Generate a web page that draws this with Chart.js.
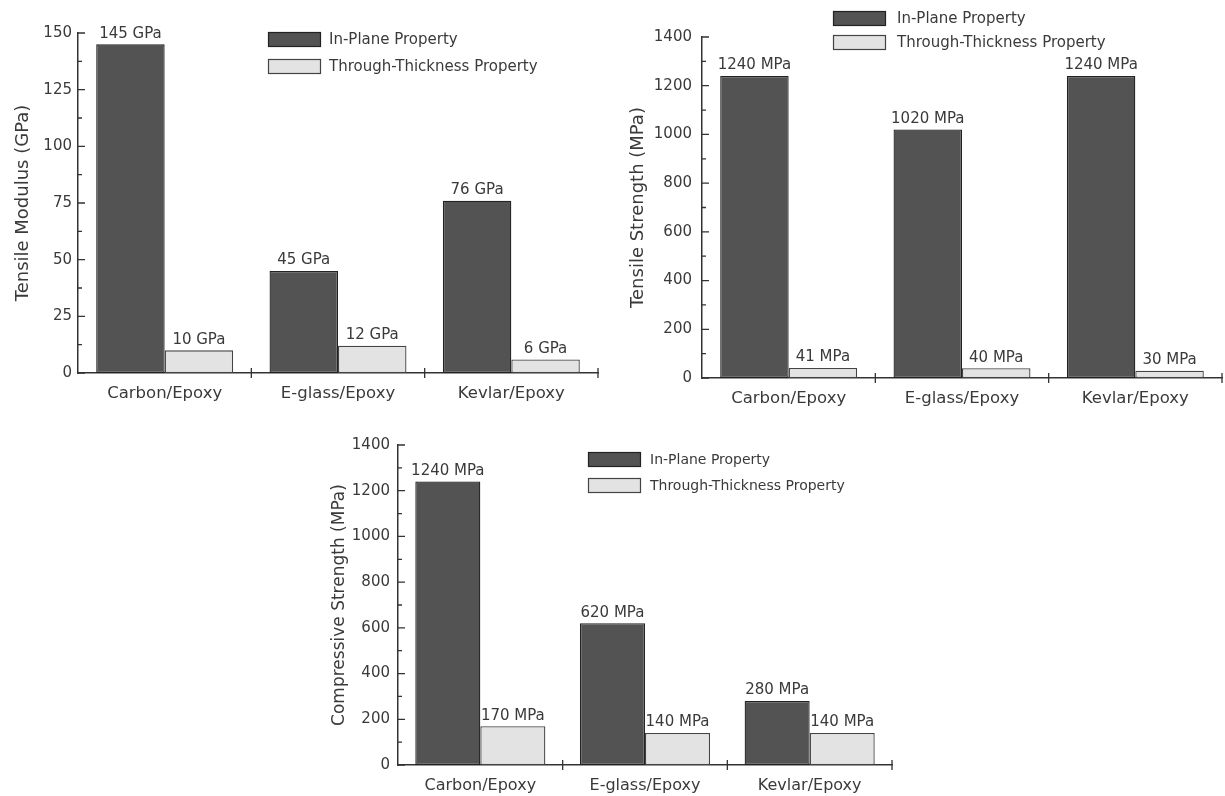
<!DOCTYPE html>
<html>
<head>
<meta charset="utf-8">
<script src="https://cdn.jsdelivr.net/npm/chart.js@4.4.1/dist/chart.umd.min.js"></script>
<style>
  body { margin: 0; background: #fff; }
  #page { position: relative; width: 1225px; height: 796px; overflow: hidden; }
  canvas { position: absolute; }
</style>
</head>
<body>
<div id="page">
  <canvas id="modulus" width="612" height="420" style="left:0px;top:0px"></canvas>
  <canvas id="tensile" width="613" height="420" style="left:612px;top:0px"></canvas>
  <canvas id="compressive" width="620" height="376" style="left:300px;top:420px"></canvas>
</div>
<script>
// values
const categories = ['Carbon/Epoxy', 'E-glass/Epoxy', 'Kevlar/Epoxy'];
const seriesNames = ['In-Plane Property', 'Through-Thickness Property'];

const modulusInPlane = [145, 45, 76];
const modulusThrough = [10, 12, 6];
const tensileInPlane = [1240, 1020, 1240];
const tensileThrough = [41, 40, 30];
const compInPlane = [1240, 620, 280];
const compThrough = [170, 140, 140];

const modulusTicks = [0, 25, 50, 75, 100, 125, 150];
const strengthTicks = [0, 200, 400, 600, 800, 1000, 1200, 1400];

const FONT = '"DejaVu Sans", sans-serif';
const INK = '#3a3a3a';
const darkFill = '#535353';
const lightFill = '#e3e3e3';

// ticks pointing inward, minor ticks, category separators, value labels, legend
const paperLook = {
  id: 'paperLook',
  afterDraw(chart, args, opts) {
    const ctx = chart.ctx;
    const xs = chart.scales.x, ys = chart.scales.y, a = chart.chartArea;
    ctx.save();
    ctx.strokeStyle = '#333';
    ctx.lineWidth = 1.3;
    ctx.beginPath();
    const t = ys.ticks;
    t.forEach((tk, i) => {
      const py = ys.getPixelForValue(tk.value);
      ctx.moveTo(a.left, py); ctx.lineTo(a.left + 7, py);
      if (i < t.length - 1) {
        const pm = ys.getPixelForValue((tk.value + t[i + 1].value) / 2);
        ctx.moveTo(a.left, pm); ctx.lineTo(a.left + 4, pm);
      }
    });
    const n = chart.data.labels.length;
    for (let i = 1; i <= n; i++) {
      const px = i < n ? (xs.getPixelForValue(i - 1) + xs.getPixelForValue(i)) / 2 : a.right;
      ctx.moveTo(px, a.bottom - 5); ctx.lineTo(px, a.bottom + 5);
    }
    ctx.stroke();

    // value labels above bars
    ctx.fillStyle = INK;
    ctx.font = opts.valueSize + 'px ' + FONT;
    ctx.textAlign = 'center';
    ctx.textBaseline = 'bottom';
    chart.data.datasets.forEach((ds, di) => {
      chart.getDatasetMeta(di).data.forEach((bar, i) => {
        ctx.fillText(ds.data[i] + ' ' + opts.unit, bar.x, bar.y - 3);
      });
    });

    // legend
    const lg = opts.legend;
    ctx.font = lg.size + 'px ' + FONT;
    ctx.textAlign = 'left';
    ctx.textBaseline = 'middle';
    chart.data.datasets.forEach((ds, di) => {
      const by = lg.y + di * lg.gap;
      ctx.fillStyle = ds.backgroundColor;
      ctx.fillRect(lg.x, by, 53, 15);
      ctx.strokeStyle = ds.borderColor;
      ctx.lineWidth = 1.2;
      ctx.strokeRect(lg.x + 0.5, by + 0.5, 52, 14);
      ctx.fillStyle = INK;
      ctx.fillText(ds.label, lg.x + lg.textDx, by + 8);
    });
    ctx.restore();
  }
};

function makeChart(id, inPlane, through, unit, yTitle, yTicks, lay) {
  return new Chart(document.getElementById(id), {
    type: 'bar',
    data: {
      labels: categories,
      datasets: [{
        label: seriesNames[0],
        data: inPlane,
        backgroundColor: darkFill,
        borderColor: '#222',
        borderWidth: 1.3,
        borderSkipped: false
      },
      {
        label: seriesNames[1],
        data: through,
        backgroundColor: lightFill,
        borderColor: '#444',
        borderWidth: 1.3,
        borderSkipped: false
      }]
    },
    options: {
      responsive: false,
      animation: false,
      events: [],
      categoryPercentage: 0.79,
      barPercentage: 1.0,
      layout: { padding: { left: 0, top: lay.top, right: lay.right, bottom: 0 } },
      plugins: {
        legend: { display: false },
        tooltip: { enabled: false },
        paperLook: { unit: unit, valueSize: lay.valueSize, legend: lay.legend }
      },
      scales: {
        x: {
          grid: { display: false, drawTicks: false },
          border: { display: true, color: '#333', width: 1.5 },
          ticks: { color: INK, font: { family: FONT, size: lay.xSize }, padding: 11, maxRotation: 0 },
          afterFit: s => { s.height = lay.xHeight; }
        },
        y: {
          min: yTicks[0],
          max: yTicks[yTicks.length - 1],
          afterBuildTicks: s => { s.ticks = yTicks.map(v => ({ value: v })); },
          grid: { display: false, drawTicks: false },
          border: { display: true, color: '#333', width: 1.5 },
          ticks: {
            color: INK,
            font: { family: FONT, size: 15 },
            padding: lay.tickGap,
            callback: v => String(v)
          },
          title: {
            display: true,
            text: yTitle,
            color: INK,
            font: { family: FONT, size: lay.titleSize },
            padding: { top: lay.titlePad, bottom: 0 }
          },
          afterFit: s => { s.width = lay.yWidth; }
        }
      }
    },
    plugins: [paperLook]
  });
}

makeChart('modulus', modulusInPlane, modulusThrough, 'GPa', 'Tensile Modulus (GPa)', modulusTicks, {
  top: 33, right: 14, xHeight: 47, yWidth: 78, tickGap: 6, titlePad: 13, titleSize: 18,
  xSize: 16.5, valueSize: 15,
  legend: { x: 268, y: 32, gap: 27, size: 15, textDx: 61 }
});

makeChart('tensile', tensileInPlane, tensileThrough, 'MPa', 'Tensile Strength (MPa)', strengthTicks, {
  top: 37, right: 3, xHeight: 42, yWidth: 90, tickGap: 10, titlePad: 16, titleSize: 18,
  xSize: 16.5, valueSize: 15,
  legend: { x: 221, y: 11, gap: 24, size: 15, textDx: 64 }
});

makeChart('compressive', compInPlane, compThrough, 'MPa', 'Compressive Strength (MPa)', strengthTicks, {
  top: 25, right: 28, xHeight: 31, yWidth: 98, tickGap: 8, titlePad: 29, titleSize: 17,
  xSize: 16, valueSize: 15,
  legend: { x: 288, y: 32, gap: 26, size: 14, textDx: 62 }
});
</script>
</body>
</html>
───
> [EXERCISE DIRECTIONS]: Copy each line exactly, and leave the pictures out of your copy.

> [RESULT FOR THIS EXERCISE]:
Generate a web page that draws this with Chart.js.
<!DOCTYPE html>
<html>
<head>
<meta charset="utf-8">
<script src="https://cdn.jsdelivr.net/npm/chart.js@4.4.1/dist/chart.umd.min.js"></script>
<style>
  body { margin: 0; background: #fff; }
  #page { position: relative; width: 1225px; height: 796px; overflow: hidden; }
  canvas { position: absolute; }
</style>
</head>
<body>
<div id="page">
  <canvas id="modulus" width="612" height="420" style="left:0px;top:0px"></canvas>
  <canvas id="tensile" width="613" height="420" style="left:612px;top:0px"></canvas>
  <canvas id="compressive" width="620" height="376" style="left:300px;top:420px"></canvas>
</div>
<script>
// values
const categories = ['Carbon/Epoxy', 'E-glass/Epoxy', 'Kevlar/Epoxy'];
const seriesNames = ['In-Plane Property', 'Through-Thickness Property'];

const modulusInPlane = [145, 45, 76];
const modulusThrough = [10, 12, 6];
const tensileInPlane = [1240, 1020, 1240];
const tensileThrough = [41, 40, 30];
const compInPlane = [1240, 620, 280];
const compThrough = [170, 140, 140];

const modulusTicks = [0, 25, 50, 75, 100, 125, 150];
const strengthTicks = [0, 200, 400, 600, 800, 1000, 1200, 1400];

const FONT = '"DejaVu Sans", sans-serif';
const INK = '#3a3a3a';
const darkFill = '#535353';
const lightFill = '#e3e3e3';

// ticks pointing inward, minor ticks, category separators, value labels, legend
const paperLook = {
  id: 'paperLook',
  afterDraw(chart, args, opts) {
    const ctx = chart.ctx;
    const xs = chart.scales.x, ys = chart.scales.y, a = chart.chartArea;
    ctx.save();
    ctx.strokeStyle = '#333';
    ctx.lineWidth = 1.3;
    ctx.beginPath();
    const t = ys.ticks;
    t.forEach((tk, i) => {
      const py = ys.getPixelForValue(tk.value);
      ctx.moveTo(a.left, py); ctx.lineTo(a.left + 7, py);
      if (i < t.length - 1) {
        const pm = ys.getPixelForValue((tk.value + t[i + 1].value) / 2);
        ctx.moveTo(a.left, pm); ctx.lineTo(a.left + 4, pm);
      }
    });
    const n = chart.data.labels.length;
    for (let i = 1; i <= n; i++) {
      const px = i < n ? (xs.getPixelForValue(i - 1) + xs.getPixelForValue(i)) / 2 : a.right;
      ctx.moveTo(px, a.bottom - 5); ctx.lineTo(px, a.bottom + 5);
    }
    ctx.stroke();

    // value labels above bars
    ctx.fillStyle = INK;
    ctx.font = opts.valueSize + 'px ' + FONT;
    ctx.textAlign = 'center';
    ctx.textBaseline = 'bottom';
    chart.data.datasets.forEach((ds, di) => {
      chart.getDatasetMeta(di).data.forEach((bar, i) => {
        ctx.fillText(ds.data[i] + ' ' + opts.unit, bar.x, bar.y - 3);
      });
    });

    // legend
    const lg = opts.legend;
    ctx.font = lg.size + 'px ' + FONT;
    ctx.textAlign = 'left';
    ctx.textBaseline = 'middle';
    chart.data.datasets.forEach((ds, di) => {
      const by = lg.y + di * lg.gap;
      ctx.fillStyle = ds.backgroundColor;
      ctx.fillRect(lg.x, by, 53, 15);
      ctx.strokeStyle = ds.borderColor;
      ctx.lineWidth = 1.2;
      ctx.strokeRect(lg.x + 0.5, by + 0.5, 52, 14);
      ctx.fillStyle = INK;
      ctx.fillText(ds.label, lg.x + lg.textDx, by + 8);
    });
    ctx.restore();
  }
};

function makeChart(id, inPlane, through, unit, yTitle, yTicks, lay) {
  return new Chart(document.getElementById(id), {
    type: 'bar',
    data: {
      labels: categories,
      datasets: [{
        label: seriesNames[0],
        data: inPlane,
        backgroundColor: darkFill,
        borderColor: '#222',
        borderWidth: 1.3,
        borderSkipped: false
      },
      {
        label: seriesNames[1],
        data: through,
        backgroundColor: lightFill,
        borderColor: '#444',
        borderWidth: 1.3,
        borderSkipped: false
      }]
    },
    options: {
      responsive: false,
      animation: false,
      events: [],
      categoryPercentage: 0.79,
      barPercentage: 1.0,
      layout: { padding: { left: 0, top: lay.top, right: lay.right, bottom: 0 } },
      plugins: {
        legend: { display: false },
        tooltip: { enabled: false },
        paperLook: { unit: unit, valueSize: lay.valueSize, legend: lay.legend }
      },
      scales: {
        x: {
          grid: { display: false, drawTicks: false },
          border: { display: true, color: '#333', width: 1.5 },
          ticks: { color: INK, font: { family: FONT, size: lay.xSize }, padding: 11, maxRotation: 0 },
          afterFit: s => { s.height = lay.xHeight; }
        },
        y: {
          min: yTicks[0],
          max: yTicks[yTicks.length - 1],
          afterBuildTicks: s => { s.ticks = yTicks.map(v => ({ value: v })); },
          grid: { display: false, drawTicks: false },
          border: { display: true, color: '#333', width: 1.5 },
          ticks: {
            color: INK,
            font: { family: FONT, size: 15 },
            padding: lay.tickGap,
            callback: v => String(v)
          },
          title: {
            display: true,
            text: yTitle,
            color: INK,
            font: { family: FONT, size: lay.titleSize },
            padding: { top: lay.titlePad, bottom: 0 }
          },
          afterFit: s => { s.width = lay.yWidth; }
        }
      }
    },
    plugins: [paperLook]
  });
}

makeChart('modulus', modulusInPlane, modulusThrough, 'GPa', 'Tensile Modulus (GPa)', modulusTicks, {
  top: 33, right: 14, xHeight: 47, yWidth: 78, tickGap: 6, titlePad: 13, titleSize: 18,
  xSize: 16.5, valueSize: 15,
  legend: { x: 268, y: 32, gap: 27, size: 15, textDx: 61 }
});

makeChart('tensile', tensileInPlane, tensileThrough, 'MPa', 'Tensile Strength (MPa)', strengthTicks, {
  top: 37, right: 3, xHeight: 42, yWidth: 90, tickGap: 10, titlePad: 16, titleSize: 18,
  xSize: 16.5, valueSize: 15,
  legend: { x: 221, y: 11, gap: 24, size: 15, textDx: 64 }
});

makeChart('compressive', compInPlane, compThrough, 'MPa', 'Compressive Strength (MPa)', strengthTicks, {
  top: 25, right: 28, xHeight: 31, yWidth: 98, tickGap: 8, titlePad: 29, titleSize: 17,
  xSize: 16, valueSize: 15,
  legend: { x: 288, y: 32, gap: 26, size: 14, textDx: 62 }
});
</script>
</body>
</html>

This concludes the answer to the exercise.